Monday, July 30, 2012

Killer Joe: Harbinger of Death on a Texan Plain


Killer Joe
Directed By: William Friedkin
Written By: Tracy Letts, based on his own play.
Starring: Matthew McConaughey, Emile Hirsch, Juno Temple, Thomas Haden Church, and Gina Gershon.
Director of Photography: Caleb Deschanel, Editor: Darrin Navarro, Production Designer: Franco-Giacomo Carbone, Original Music: Tyler Bates

            William Friedkin doesn’t pull any punches with his Southern gothic drama Killer Joe about the low-lifes of the world. It takes only three minutes for him to shove a woman’s under-parts right in Emilie Hirsch’s (and our) face. Well that’s why this film comes with an NC-17 rating, I thought, though justifications will continue throughout. But Friedkin, who has never shied away from explicit and horrific images (The Exorcist, Cruising), and doesn’t just do it for indulgence. Killer Joe is set among indulgent people, with little care or self-worth. And they must be punished, and Friedkin has just the man to do it.

            Working once again with playwright Tracy Letts (the two last collaborated on Bug), Friedkin brings a purported intensity to a stage play with Killer Joe, this one anchored by a truly manic and truly brilliant performance by Matthew McConaughey. The actor has of course been on a run with a string of oddball yet highly unique performances in films like Bernie and Magic Mike, but Killer Joe takes the cake for the actor’s sheer magnetism and silence. He’s introduced in the film like a Tarantino character—we see the gloves, the shades, the gun, and the cowboy hat. Back when it was originally staged in Chicago, Michael Shannon donned the role. Shannon’s a terrific actor, but he’s also known for his big ferocity. What makes McConaughey so thrilling is his utter silence. He doesn’t let words run through his mouth without valuing every syllable.

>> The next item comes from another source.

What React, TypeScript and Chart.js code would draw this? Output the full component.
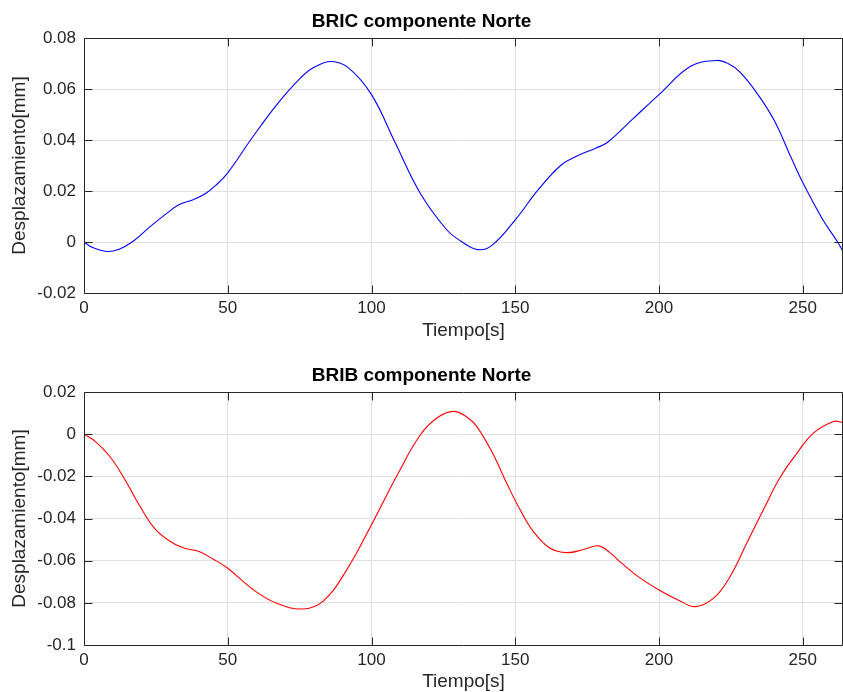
import React, { useEffect, useRef } from 'react';
import { Chart, registerables } from 'chart.js';

Chart.register(...registerables);

// ---- Data ----
const timeBric = [0, 3, 8, 12, 17, 23, 29, 33, 38, 42, 46, 50, 58, 67, 75, 80, 86, 92, 100, 108, 117, 126, 131, 137, 142, 150, 158, 166, 172, 178, 182, 191, 200, 211, 220, 224, 228, 234, 240, 246, 250, 257, 262, 264];
const dispBric = [0, -0.0022, -0.0037, -0.0029, 0.0002, 0.0060, 0.0114, 0.0146, 0.0166, 0.0188, 0.0224, 0.0271, 0.0401, 0.0538, 0.0640, 0.0685, 0.0708, 0.0683, 0.0578, 0.0395, 0.0190, 0.0050, 0.0004, -0.0030, -0.0012, 0.0087, 0.0205, 0.0302, 0.0340, 0.0368, 0.0390, 0.0484, 0.0578, 0.0689, 0.0712, 0.0700, 0.0668, 0.0585, 0.0478, 0.0330, 0.0233, 0.0087, 0.0002, -0.0037];

const timeBrib = [0, 4, 9, 14, 19.5, 25, 31, 35, 40, 45, 50, 59, 67, 76, 83, 91, 100, 109, 117, 123, 128.5, 133, 136.6, 142.4, 147, 151.7, 156.3, 162, 168, 174, 179, 183, 187, 193.5, 200, 207, 212.6, 219, 224.7, 230.5, 236.3, 242, 248, 253.7, 260.7, 264];
const dispBrib = [0, -0.0035, -0.0106, -0.0210, -0.0343, -0.0454, -0.0517, -0.0541, -0.0557, -0.0593, -0.0636, -0.0739, -0.0802, -0.0829, -0.0794, -0.0652, -0.0430, -0.0193, -0.0003, 0.0079, 0.0108, 0.0083, 0.0037, -0.0098, -0.0232, -0.0359, -0.0462, -0.0540, -0.0562, -0.0546, -0.0530, -0.0563, -0.0612, -0.0683, -0.0739, -0.0789, -0.0818, -0.0778, -0.0676, -0.0517, -0.0359, -0.0208, -0.0090, 0.0005, 0.0060, 0.0056];

const xTicks = [0, 50, 100, 150, 200, 250];
const xTickLabels = ['0', '50', '100', '150', '200', '250'];
const yTicksBric = [-0.02, 0, 0.02, 0.04, 0.06, 0.08];
const yTickLabelsBric = ['-0.02', '0', '0.02', '0.04', '0.06', '0.08'];
const yTicksBrib = [-0.1, -0.08, -0.06, -0.04, -0.02, 0, 0.02];
const yTickLabelsBrib = ['-0.1', '-0.08', '-0.06', '-0.04', '-0.02', '0', '0.02'];

const titleBric = 'BRIC componente Norte';
const titleBrib = 'BRIB componente Norte';
const xLabel = 'Tiempo[s]';
const yLabel = 'Desplazamiento[mm]';

const FONT = "'Liberation Sans', Arial, Helvetica, sans-serif";
const TEXT = '#262626';
const GRID = '#e0e0e0';

const axesBoxPlugin = {
  id: 'axesBox',
  afterDatasetsDraw(chart: any) {
    const { ctx, chartArea: a } = chart;
    const xs = chart.scales.x;
    const ys = chart.scales.y;
    const L = Math.round(a.left) + 0.5;
    const R = Math.min(Math.round(a.right), chart.width) - 0.5;
    const T = Math.round(a.top) + 0.5;
    const B = Math.round(a.bottom) + 0.5;
    const tl = 8;
    ctx.save();
    ctx.strokeStyle = TEXT;
    ctx.lineWidth = 1;
    ctx.beginPath();
    ctx.rect(L, T, R - L, B - T);
    for (const t of xs.ticks) {
      const p = Math.round(xs.getPixelForValue(t.value)) + 0.5;
      ctx.moveTo(p, B);
      ctx.lineTo(p, B - tl);
      ctx.moveTo(p, T);
      ctx.lineTo(p, T + tl);
    }
    for (const t of ys.ticks) {
      const p = Math.round(ys.getPixelForValue(t.value)) + 0.5;
      ctx.moveTo(L, p);
      ctx.lineTo(L + tl, p);
      ctx.moveTo(R, p);
      ctx.lineTo(R - tl, p);
    }
    ctx.stroke();
    ctx.restore();
  },
};

type PanelProps = {
  title: string;
  times: number[];
  values: number[];
  color: string;
  yTicks: number[];
  yLabels: string[];
  height: number;
  plotBottom: number;
  xTitlePadBottom: number;
};

function Panel(props: PanelProps) {
  const ref = useRef<HTMLCanvasElement | null>(null);
  useEffect(() => {
    if (!ref.current) return;
    const { title, times, values, color, yTicks, yLabels, height, plotBottom, xTitlePadBottom } = props;
    const chart = new Chart(ref.current, {
      type: 'line',
      data: {
        datasets: [
          {
            data: times.map((t, i) => ({ x: t, y: values[i] })),
            borderColor: color,
            borderWidth: 1.1,
            pointRadius: 0,
            fill: false,
            tension: 0.4,
          },
        ],
      },
      plugins: [axesBoxPlugin],
      options: {
        responsive: false,
        animation: false,
        events: [],
        layout: { padding: 0, autoPadding: false },
        plugins: {
          legend: { display: false },
          tooltip: { enabled: false },
          title: {
            display: true,
            text: title,
            color: '#000',
            font: { family: FONT, size: 19, weight: 'bold', lineHeight: 1.2 },
            padding: { top: 10, bottom: 5.2 },
          },
        },
        scales: {
          x: {
            type: 'linear',
            min: 0,
            max: 264,
            afterBuildTicks: (s: any) => {
              s.ticks = xTicks.map((v) => ({ value: v }));
            },
            afterFit: (s: any) => {
              s.height = height - plotBottom;
            },
            ticks: {
              callback: (_v: any, i: number) => xTickLabels[i],
              color: TEXT,
              font: { family: FONT, size: 17 },
              padding: 5,
              maxRotation: 0,
              autoSkip: false,
            },
            grid: { color: GRID, lineWidth: 1, drawTicks: false, tickLength: 0 },
            border: { display: false },
            title: {
              display: true,
              text: xLabel,
              color: TEXT,
              font: { family: FONT, size: 19, lineHeight: 1.0 },
              padding: { top: 0, bottom: xTitlePadBottom },
            },
          },
          y: {
            type: 'linear',
            min: yTicks[0],
            max: yTicks[yTicks.length - 1],
            afterBuildTicks: (s: any) => {
              s.ticks = yTicks.map((v) => ({ value: v }));
            },
            afterFit: (s: any) => {
              s.width = 84;
            },
            ticks: {
              callback: (_v: any, i: number) => yLabels[i],
              color: TEXT,
              font: { family: FONT, size: 17 },
              padding: 8,
              autoSkip: false,
            },
            grid: { color: GRID, lineWidth: 1, drawTicks: false, tickLength: 0 },
            border: { display: false },
            title: {
              display: true,
              text: yLabel,
              color: TEXT,
              font: { family: FONT, size: 19, lineHeight: 1.2 },
              padding: { top: 8, bottom: 0 },
            },
          },
        },
      } as any,
    });
    return () => chart.destroy();
  }, []);
  return <canvas ref={ref} width={843} height={props.height} style={{ display: 'block' }} />;
}

export default function App() {
  return (
    <div style={{ position: 'absolute', left: 0, top: 0, width: 843, height: 692, background: '#fff', overflow: 'hidden' }}>
      <div style={{ position: 'absolute', left: 0, top: 0 }}>
        <Panel
          title={titleBric}
          times={timeBric}
          values={dispBric}
          color="#0000ff"
          yTicks={yTicksBric}
          yLabels={yTickLabelsBric}
          height={354}
          plotBottom={293}
          xTitlePadBottom={13.5}
        />
      </div>
      <div style={{ position: 'absolute', left: 0, top: 354 }}>
        <Panel
          title={titleBrib}
          times={timeBrib}
          values={dispBrib}
          color="#ff0000"
          yTicks={yTicksBrib}
          yLabels={yTickLabelsBrib}
          height={338}
          plotBottom={291}
          xTitlePadBottom={0.5}
        />
      </div>
    </div>
  );
}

            McConaughey, who plays the titular character, however, doesn’t come into the film for about thirty minutes, which teeters between tar-black comedy and all out horror. We first meet the North Texan Smith family, who want to plan a murder for money. There’s Chris (Hirsch), the dumb son with the “brains,” a very loose term, behind the matter. There’s Chris’s father Ansel (Thomas Haden Church), who might have a little more brains than Chris, but certainly less conviction. There’s Ansel’s wife, Sharla (Gina Gershon), an annoyed hick who’s willing to get in the score. And there’s Ansel’s other child, Dottie (Juno Temple), who may be twenty years old, but for all intensive purposes, has the mind of a twelve year old. The hit? Ansel’s first wife and Chris and Dottie’s mother, Adele, who has a life insurance policy for fifty grand.

            So enter Killer Joe, a detective who also performs murder and performs it well. The problem is that Joe demands the money up front, and when Chris and Ansel explain their situation, Joe instead demands a “retainer,” as he calls it, in the form of Dottie. Blood thus begins to boil. Killer Joe meanders around its plots through various scenes, some that feel a bit disconnected to the main action (notably a subplot involving Chris’s gambling habits and owed money), but always brought back home by McConaughey’s centering power. If the rest of the characters may just be caricatures (and deliberately so), McConaughey is in so deep, so buried that you can’t take your eyes off him, even when he decides to perform so very horrific acts.

            Friedkin does his best to move the action around and give it and “open” up the play, but his best work is in these close, claustrophobic sequences around dinner tables. During a late scene, a character suddenly pushes someone to reveal a bit of information that will change the entire alliance. Friedkin suddenly cuts against the 180 degree line, flipping the way the characters were framed next to and away from each other. And then it doesn’t let go from there. Some of the moments in the last section of Killer Joe are certainly shocking, and certainly tough to watch. Not just for the violent content, but the way Friedkin doesn’t shy away from it. His camera has a haunting objective presence to it, and shows no sympathy for the depravity on display.

            By the time the film explodes into intense violence in its final minutes, Friedkin has justified every action to lead to such a bang of an ending, making the climax appropriately jaw dropping. He may not leave us with too much to chew on, but the technique on display is simply impossible to ignore. We’ll always be left with McConaughey’s haunting eyes—somewhere between human and monster, letting us into his soul, and down into the true darkness of humanity.